Can Faulty Workmanship Give Rise to a Covered Insurance Claim? Illinois Court Says Yes

The court states the issue in its first sentence: “This case presents a straightforward, but unsettled, question of Illinois law: Is there an 'occurrence' under standard-form comprehensive general liability ("CGL") policies when the named insured contractor's faulty workmanship causes damage to a building that is beyond the scope of its own work there?” Applying prior Illinois precedent, a District Court judge has answered the question with a “yes.”

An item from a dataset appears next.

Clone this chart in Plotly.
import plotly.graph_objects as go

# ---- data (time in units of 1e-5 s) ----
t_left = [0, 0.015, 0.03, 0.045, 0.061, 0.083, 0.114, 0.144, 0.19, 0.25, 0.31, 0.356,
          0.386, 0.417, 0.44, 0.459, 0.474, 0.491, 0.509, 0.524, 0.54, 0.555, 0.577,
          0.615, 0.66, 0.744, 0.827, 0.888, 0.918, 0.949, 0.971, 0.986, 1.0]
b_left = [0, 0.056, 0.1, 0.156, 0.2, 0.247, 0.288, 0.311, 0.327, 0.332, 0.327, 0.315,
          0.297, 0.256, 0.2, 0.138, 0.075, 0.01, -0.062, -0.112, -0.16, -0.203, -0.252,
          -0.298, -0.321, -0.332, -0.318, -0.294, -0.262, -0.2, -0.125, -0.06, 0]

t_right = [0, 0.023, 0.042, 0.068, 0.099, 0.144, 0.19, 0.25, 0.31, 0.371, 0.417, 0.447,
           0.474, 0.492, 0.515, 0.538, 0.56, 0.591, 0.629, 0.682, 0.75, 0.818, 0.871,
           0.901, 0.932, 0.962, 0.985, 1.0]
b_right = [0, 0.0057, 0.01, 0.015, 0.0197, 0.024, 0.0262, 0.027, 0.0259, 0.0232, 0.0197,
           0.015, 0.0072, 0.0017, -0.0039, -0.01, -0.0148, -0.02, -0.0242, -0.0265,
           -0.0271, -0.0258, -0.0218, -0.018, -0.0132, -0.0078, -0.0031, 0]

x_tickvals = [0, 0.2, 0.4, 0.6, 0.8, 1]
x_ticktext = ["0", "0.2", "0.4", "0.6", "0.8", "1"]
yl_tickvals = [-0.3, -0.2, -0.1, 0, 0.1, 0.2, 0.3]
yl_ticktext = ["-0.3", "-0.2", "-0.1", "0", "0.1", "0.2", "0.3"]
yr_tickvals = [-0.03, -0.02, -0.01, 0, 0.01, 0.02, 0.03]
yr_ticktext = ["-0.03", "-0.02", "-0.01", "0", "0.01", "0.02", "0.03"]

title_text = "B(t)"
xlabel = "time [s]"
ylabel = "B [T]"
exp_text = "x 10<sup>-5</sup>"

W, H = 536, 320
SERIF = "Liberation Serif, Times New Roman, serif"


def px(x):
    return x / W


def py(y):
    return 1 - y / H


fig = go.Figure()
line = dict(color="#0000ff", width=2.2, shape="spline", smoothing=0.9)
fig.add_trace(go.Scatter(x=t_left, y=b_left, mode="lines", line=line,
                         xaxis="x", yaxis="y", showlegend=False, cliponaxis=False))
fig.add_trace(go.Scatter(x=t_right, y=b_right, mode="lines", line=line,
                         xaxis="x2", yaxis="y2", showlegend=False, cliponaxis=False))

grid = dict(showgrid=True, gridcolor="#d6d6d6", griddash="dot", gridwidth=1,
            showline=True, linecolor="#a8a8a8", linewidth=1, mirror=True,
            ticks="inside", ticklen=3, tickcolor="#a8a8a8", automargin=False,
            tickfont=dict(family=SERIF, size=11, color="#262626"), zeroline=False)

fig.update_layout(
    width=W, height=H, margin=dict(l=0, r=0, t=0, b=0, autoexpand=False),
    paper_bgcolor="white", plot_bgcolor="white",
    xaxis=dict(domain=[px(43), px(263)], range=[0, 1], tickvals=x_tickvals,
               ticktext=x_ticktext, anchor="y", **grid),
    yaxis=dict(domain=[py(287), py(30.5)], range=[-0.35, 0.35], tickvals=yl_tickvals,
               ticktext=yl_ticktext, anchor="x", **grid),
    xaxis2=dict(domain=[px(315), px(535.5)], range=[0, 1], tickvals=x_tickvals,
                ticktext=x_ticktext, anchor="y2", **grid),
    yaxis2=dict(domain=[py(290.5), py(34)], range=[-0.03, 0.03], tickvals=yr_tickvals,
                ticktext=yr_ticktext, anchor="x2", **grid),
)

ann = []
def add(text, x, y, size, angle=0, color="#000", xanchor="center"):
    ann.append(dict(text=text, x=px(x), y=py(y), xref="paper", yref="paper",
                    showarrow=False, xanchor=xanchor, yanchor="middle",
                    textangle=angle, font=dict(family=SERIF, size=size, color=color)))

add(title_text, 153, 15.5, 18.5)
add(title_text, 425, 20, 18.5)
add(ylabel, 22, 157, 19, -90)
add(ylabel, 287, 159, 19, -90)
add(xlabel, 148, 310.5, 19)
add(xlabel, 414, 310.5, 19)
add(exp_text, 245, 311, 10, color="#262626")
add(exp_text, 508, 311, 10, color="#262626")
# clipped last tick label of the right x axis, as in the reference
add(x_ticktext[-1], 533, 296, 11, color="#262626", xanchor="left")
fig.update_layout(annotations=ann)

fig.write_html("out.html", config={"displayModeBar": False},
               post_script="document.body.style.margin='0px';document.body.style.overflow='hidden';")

The underlying claims were brought by a condo association against the original developer, prime contractor, and at least one subcontractor – a painting company. The prime contractor filed its own claims against the painting sub, as well, for breach of contract, indemnity, and negligence. The painting sub tendered defense of the case to its CGL carrier, which denied coverage and then filed a separate action for declaratory relief. That separate lawsuit gave rise to the decision discussed here.

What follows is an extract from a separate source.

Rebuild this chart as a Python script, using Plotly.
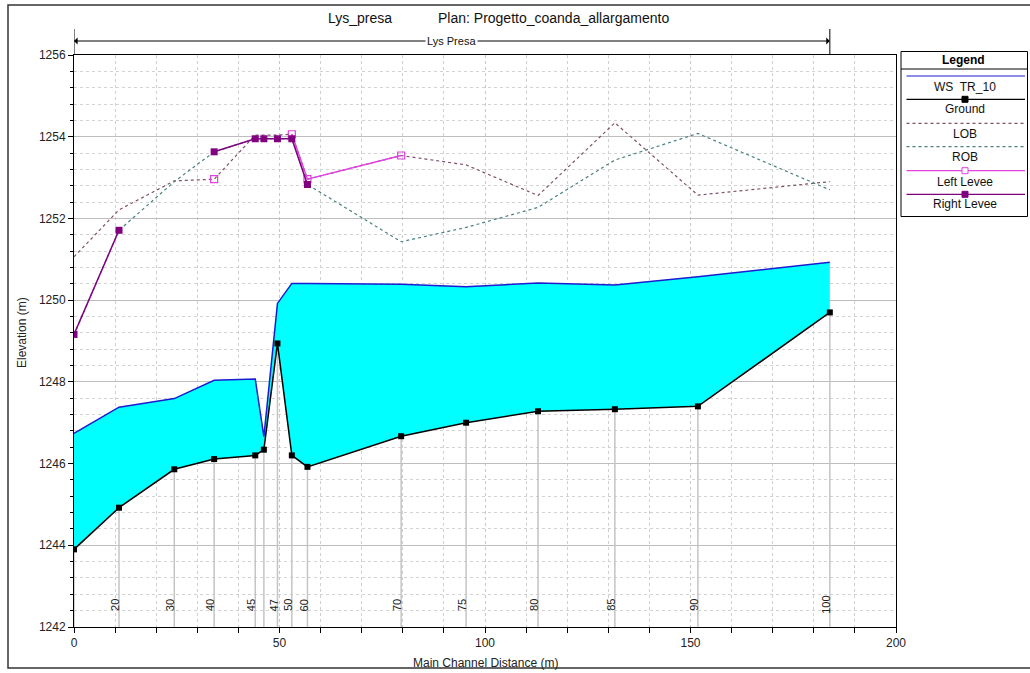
import plotly.graph_objects as go

# ---------------- data ----------------
dist = [0, 10.95, 24.4, 34.1, 44.1, 46.2, 49.5, 53.0, 56.8, 79.6, 95.4, 112.9, 131.6, 151.8, 183.9]
station_labels = ["", "20", "30", "40", "45", "", "47", "50", "60", "70", "75", "80", "85", "90", "100"]
ground = [1243.9, 1244.92, 1245.86, 1246.11, 1246.2, 1246.34, 1248.94, 1246.2, 1245.92,
          1246.67, 1247.0, 1247.28, 1247.33, 1247.4, 1249.7]
ws_tr10 = [1246.74, 1247.38, 1247.59, 1248.04, 1248.07, 1246.66, 1249.92, 1250.41, 1250.41,
           1250.39, 1250.33, 1250.42, 1250.37, 1250.57, 1250.93]
lob = [1251.06, 1252.21, 1252.92, 1252.96, 1254.04, 1254.04, 1254.04, 1254.06, 1252.96,
       1253.54, 1253.31, 1252.56, 1254.34, 1252.57, 1252.90]
rob = [1249.16, 1251.71, 1252.90, 1253.63, 1253.95, 1253.95, 1253.95, 1253.95, 1252.83,
       1251.43, 1251.78, 1252.27, 1253.43, 1254.08, 1252.70]
left_levee = [None, None, None, 1252.96, None, None, None, 1254.06, 1252.96, 1253.54,
              None, None, None, None, None]
right_levee = [1249.16, 1251.71, None, 1253.63, 1253.95, 1253.95, 1253.95, 1253.95, 1252.83,
               None, None, None, None, None, None]
x_ticks = [0, 50, 100, 150, 200]
y_ticks = [1242, 1244, 1246, 1248, 1250, 1252, 1254, 1256]
reach_name = "Lys Presa"
title_left = "Lys_presa"
title_right = "Plan: Progetto_coanda_allargamento"
legend_names = ["WS  TR_10", "Ground", "LOB", "ROB", "Left Levee", "Right Levee"]

FONT = "Arial, Liberation Sans, sans-serif"
W, H = 1030, 673
L, R, T, B = 74, 134, 55, 46
PW, PH = W - L - R, H - T - B


def px_x(px):
    return (px - L) / PW


def px_y(py):
    return (H - B - py) / PH


fig = go.Figure()

# station vertical lines (from bottom to ground)
sx, sy = [], []
for d, g in zip(dist, ground):
    sx += [d, d, None]
    sy += [y_ticks[0], g, None]
fig.add_trace(go.Scatter(x=sx, y=sy, mode="lines", line=dict(color="#c4c4c4", width=1.5),
                         hoverinfo="skip", showlegend=False))

# water fill between ground and WS
fig.add_trace(go.Scatter(x=dist, y=ground, mode="lines", line=dict(width=0, color="rgba(0,0,0,0)"),
                         hoverinfo="skip", showlegend=False))
fig.add_trace(go.Scatter(x=dist, y=ws_tr10, mode="lines", fill="tonexty", fillcolor="#00FFFF",
                         line=dict(color="#1c1cd0", width=1.5), name=legend_names[0], showlegend=False))

# bank lines
fig.add_trace(go.Scatter(x=dist, y=lob, mode="lines", line=dict(color="#80506a", width=1.2, dash="dot"),
                         name=legend_names[2], showlegend=False))
fig.add_trace(go.Scatter(x=dist, y=rob, mode="lines", line=dict(color="#4a8080", width=1.2, dash="dot"),
                         name=legend_names[3], showlegend=False))

# levees
fig.add_trace(go.Scatter(x=dist, y=left_levee, mode="lines+markers", connectgaps=False,
                         line=dict(color="#e040e0", width=1.5),
                         marker=dict(symbol="square-open", size=7, color="#e040e0", line=dict(width=1.2)),
                         name=legend_names[4], showlegend=False))
fig.add_trace(go.Scatter(x=dist, y=right_levee, mode="lines+markers", connectgaps=False,
                         line=dict(color="#800080", width=1.5),
                         marker=dict(symbol="square", size=7, color="#800080"),
                         name=legend_names[5], showlegend=False))

# ground
fig.add_trace(go.Scatter(x=dist, y=ground, mode="lines+markers", line=dict(color="black", width=1.5),
                         marker=dict(symbol="square", size=6, color="black"),
                         name=legend_names[1], showlegend=False))

annotations = []
shapes = []


def note(x, y, text, size=12, xref="paper", yref="paper", xanchor="center", yanchor="middle", **kw):
    annotations.append(dict(x=x, y=y, xref=xref, yref=yref, text=text, showarrow=False,
                            xanchor=xanchor, yanchor=yanchor,
                            font=dict(family=FONT, size=size, color=kw.pop("color", "#111")), **kw))


# station labels
for d, lab in zip(dist, station_labels):
    if lab:
        note(d, 1242.54, lab, size=11, xref="x", yref="y", textangle=-90, xshift=-4, color="#222")

# titles
note(px_x(326), px_y(18), title_left, size=14, xanchor="left")
note(px_x(436), px_y(18), title_right, size=14, xanchor="left")

# axis titles
note(px_x(485), px_y(663), "Main Channel Distance (m)", size=12, color="#222")
note(px_x(22), px_y(332), "Elevation (m)", size=12, textangle=-90, color="#222")

# reach arrow
ya = px_y(41)
mid = (dist[0] + dist[-1]) / 2
for end in (dist[0], dist[-1]):
    annotations.append(dict(x=end, y=ya, xref="x", yref="paper", ax=mid, ay=0, axref="x", ayref="pixel",
                            text="", showarrow=True, arrowhead=1, arrowsize=1.2, arrowwidth=1,
                            arrowcolor="black"))
    shapes.append(dict(type="line", xref="x", yref="paper", x0=end, x1=end, y0=px_y(29), y1=px_y(54),
                       line=dict(color="black", width=1)))
note(mid, ya, reach_name, size=11, xref="x", bgcolor="white", borderpad=1)

# outer frame
shapes.append(dict(type="rect", xref="paper", yref="paper", x0=px_x(8), x1=px_x(1040),
                   y0=px_y(668), y1=px_y(5), line=dict(color="#333", width=1.5), layer="below"))

# custom legend
lx0, lx1 = px_x(901), px_x(1027.5)
shapes.append(dict(type="rect", xref="paper", yref="paper", x0=lx0, x1=lx1, y0=px_y(216.5), y1=px_y(51.5),
                   line=dict(color="black", width=1), fillcolor="white"))
shapes.append(dict(type="line", xref="paper", yref="paper", x0=lx0, x1=lx1, y0=px_y(69), y1=px_y(69),
                   line=dict(color="black", width=1)))
note(px_x(964), px_y(60.5), "<b>Legend</b>", size=12, color="black")

leg_styles = [
    dict(color="#1c1cd0", dash="solid", marker=None),
    dict(color="black", dash="solid", marker=("black", "black")),
    dict(color="#80506a", dash="dot", marker=None),
    dict(color="#4a8080", dash="dot", marker=None),
    dict(color="#e040e0", dash="solid", marker=("white", "#e040e0")),
    dict(color="#800080", dash="solid", marker=("#800080", "#800080")),
]
line_ys = [76, 99.3, 123.3, 146.7, 170.7, 194.3]
text_ys = [87.3, 109.3, 134.3, 157.3, 181.7, 204.3]
sx0, sx1 = px_x(906.5), px_x(1025)
for name, st, lyp, typ in zip(legend_names, leg_styles, line_ys, text_ys):
    shapes.append(dict(type="line", xref="paper", yref="paper", x0=sx0, x1=sx1, y0=px_y(lyp), y1=px_y(lyp),
                       line=dict(color=st["color"], width=1.2, dash=st["dash"])))
    if st["marker"]:
        fc, lc = st["marker"]
        shapes.append(dict(type="rect", xref="paper", yref="paper", x0=px_x(962), x1=px_x(968),
                           y0=px_y(lyp + 3), y1=px_y(lyp - 3), fillcolor=fc, line=dict(color=lc, width=1)))
    note(px_x(965), px_y(typ), name, size=12)

fig.update_layout(
    width=W, height=H,
    margin=dict(l=L, r=R, t=T, b=B),
    paper_bgcolor="white", plot_bgcolor="white",
    showlegend=False,
    annotations=annotations, shapes=shapes,
    xaxis=dict(range=[0, 200], tickvals=x_ticks, ticks="outside", ticklen=5, tickcolor="black",
               showline=True, linecolor="black", linewidth=1, mirror=True, zeroline=False,
               showgrid=True, gridcolor="#c8c8c8", griddash="dot", gridwidth=1,
               tickfont=dict(family=FONT, size=12, color="#222"),
               minor=dict(dtick=10, tick0=0, ticks="outside", ticklen=5, tickcolor="black",
                          showgrid=True, gridcolor="#cfcfcf", griddash="dot")),
    yaxis=dict(range=[1242, 1256], tickvals=y_ticks, ticks="outside", ticklen=5, tickcolor="black",
               showline=True, linecolor="black", linewidth=1, mirror=True, zeroline=False,
               showgrid=True, gridcolor="#bdbdbd", gridwidth=1,
               tickfont=dict(family=FONT, size=12, color="#222"),
               minor=dict(dtick=0.4, tick0=1242, ticks="outside", ticklen=3, tickcolor="black",
                          showgrid=True, gridcolor="#d2d2d2", griddash="dot")),
)

fig.write_html("out.html")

The court cites several state court decisions on this point. First, the “natural and ordinary consequences of faulty construction," such as the cost to repair and replace the faulty workmanship itself, are not accidental and thus are not a covered ‘occurrence.’” Second, “in order for a construction defect to qualify as an ‘occurrence,’ it must damage something other than the ‘project itself’ or the ‘building itself.’” Third, “CGL insurance is meant to protect the policyholder from liability for damage to the property of others.” Applying these principles to the case at hand, the court noted that the underlying case alleged damage to the building caused by the painting sub that went beyond the scope of the painting sub’s work. Thus, the allegations if proven would result – at least for some of the causes of action – in a covered claim. So the carrier had a duty to defend, and its claims for declaratory relief were denied. The case is Westfield Ins. Co. v. Nat'l Decorating Serv., 2015 U.S. Dist. LEXIS 159140 (Nov. 25, 2015) (subscription required).